My take-away as I drove home was King Solomon’s echoes; “Better to go to a house of mourning than a house of feasting as it makes the heart purer.” Ecclesiastes continues in my ear: “Sorrow is better than laughter, for by a sad countenance the heart is made better.”
Let me explain. Weddings are fun. There’s often great cheer, abundance of food and more often than not, lots of imbibing. It’s hard to be ‘unhappy’ or in a dower mood at some of these grand events. However, there’s the rub. It is the start of something, not the end. It’s full of hope and perceived love, a love not yet tested. Today some weddings seem more fantasy than reality.
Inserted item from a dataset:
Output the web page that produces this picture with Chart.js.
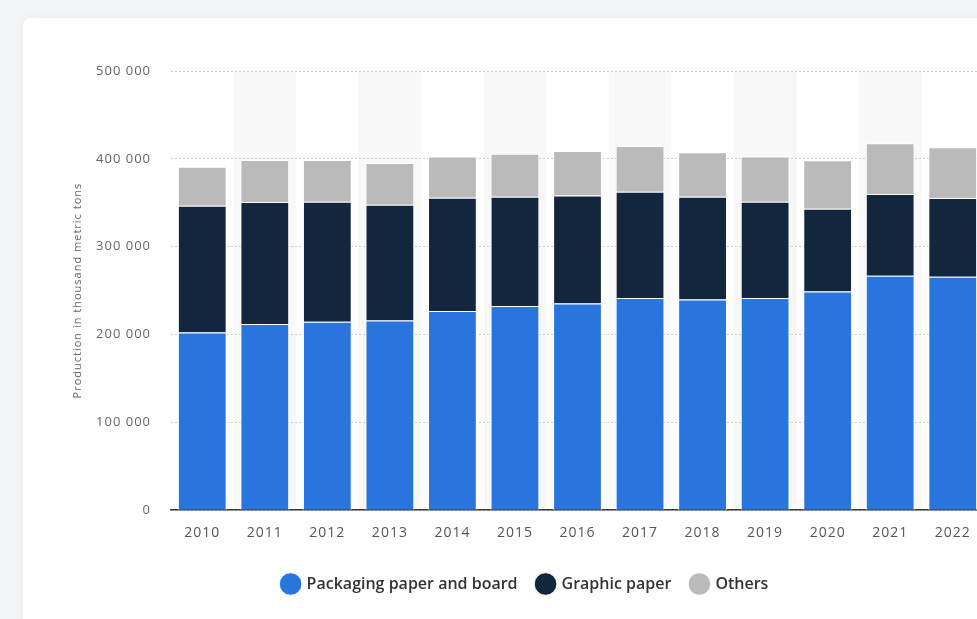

But if you want to truly reflect on life, another’s life and even your own, let a funeral sink in. Let it sit, brew, refine your own life and path. That will turn the key for you.
My friend had the most spirit-filled, deepest memorial I’ve ever experienced. The stories, the heartfelt exchanges amongst friends, his fellow USC film school buddies made a film of his life and it was astounding, it could have received an award for the soundtracks and editing alone.
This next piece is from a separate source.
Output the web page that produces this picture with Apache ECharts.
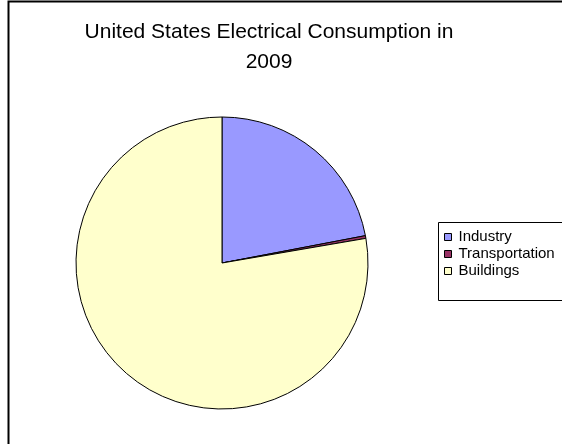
<!DOCTYPE html>
<html><head><meta charset="utf-8">
<script src="https://cdn.jsdelivr.net/npm/echarts@6/dist/echarts.min.js"></script>
<style>html,body{margin:0;padding:0;background:#fff}#c{width:562px;height:444px}</style>
</head><body><div id="c"></div>
<script>
const categories = ['Industry', 'Transportation', 'Buildings'];
const values = [22.0, 0.3, 77.7];
const colors = ['#9999FF', '#993366', '#FFFFCC'];
const titleText = 'United States Electrical Consumption in\n2009';

const chart = echarts.init(document.getElementById('c'), null, {renderer: 'canvas'});
chart.setOption({
  animation: false,
  backgroundColor: '#ffffff',
  title: {
    text: titleText,
    left: 269, top: 17, textAlign: 'center', padding: 0,
    textStyle: {fontFamily: 'Liberation Sans', fontSize: 21, fontWeight: 'normal', color: '#000', lineHeight: 30}
  },
  graphic: [
    {type: 'rect', shape: {x: 8.5, y: 1.5, width: 600, height: 500}, style: {fill: 'none', stroke: '#000', lineWidth: 2}, silent: true, z: 100},
    {type: 'rect', shape: {x: 438.5, y: 222.5, width: 150, height: 78}, style: {fill: 'none', stroke: '#000', lineWidth: 1}, silent: true, z: 100}
  ],
  legend: {
    orient: 'vertical', left: 444, top: 229.5, padding: 0,
    icon: 'rect', itemWidth: 7, itemHeight: 7, itemGap: 2,
    data: categories,
    textStyle: {fontFamily: 'Liberation Sans', fontSize: 15, lineHeight: 15, color: '#000', padding: [0,0,0,2]},
    itemStyle: {borderColor: '#000', borderWidth: 1}
  },
  series: [{
    type: 'pie',
    center: [222, 263], radius: 146,
    startAngle: 90, clockwise: true,
    label: {show: false}, labelLine: {show: false},
    emphasis: {disabled: true},
    itemStyle: {borderColor: '#000', borderWidth: 1},
    data: categories.map((n, i) => ({name: n, value: values[i], itemStyle: {color: colors[i]}}))
  }]
});
</script></body></html>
These stories and hidden nuances of his life revealed his character like invisible ink on a letter. You won’t get that at a wedding. A wedding is all out there for show, on display for all to glorify and fawn over. You can read it right away, nothing emerges quite yet. The funeral is the litmus test of your life.
This friend was a talented writer and industry professional for over 25 years. He was also a husband and father. He wasn’t famous but he was well-liked and truly known by his friends — more of a blessing. He worked harder than the credit he received. But his character and life’s details were so much more.
He was one of the most interesting persons I’ve ever met. How many men do you know that truly love God, Star Wars, yet can discuss and debate Ben-Hur, Lawrence of Arabia details, quote Henry V (also one of his favorite films) and much Shakespeare all while being jazzed about Stevie Wonder and serving the homeless?
Answer: Not many.
For over 20 years he volunteered at the feeding homeless program at his church. I actually met him there 25 years ago when I was volunteering. But I sure didn’t last 20 years there every single Sunday.
He did. He never tired of the often ungrateful and difficult individuals that often showed up. He never thought, “I need more of ‘my Sunday’.” He also had health problems he never complained about. The consensus at the funeral was that our friend always had time for you, enjoyed long conversations about so many things but especially film. He was kind, selfless, so funny, humble, loyal. Some say ‘saints still walk around Earth’ and I believe he was one of them. I’ve only met 2 others in my lifetime.
The funeral is where the ‘rubber meets the road’. But it’s the end of your road. Like Stevie Wonder’s Songs in the Key of Life, it holds the key. I encourage us all to jiggle it now, turn it, see how it fits, see what’s going on in your own heart…before your own memorial litmus test.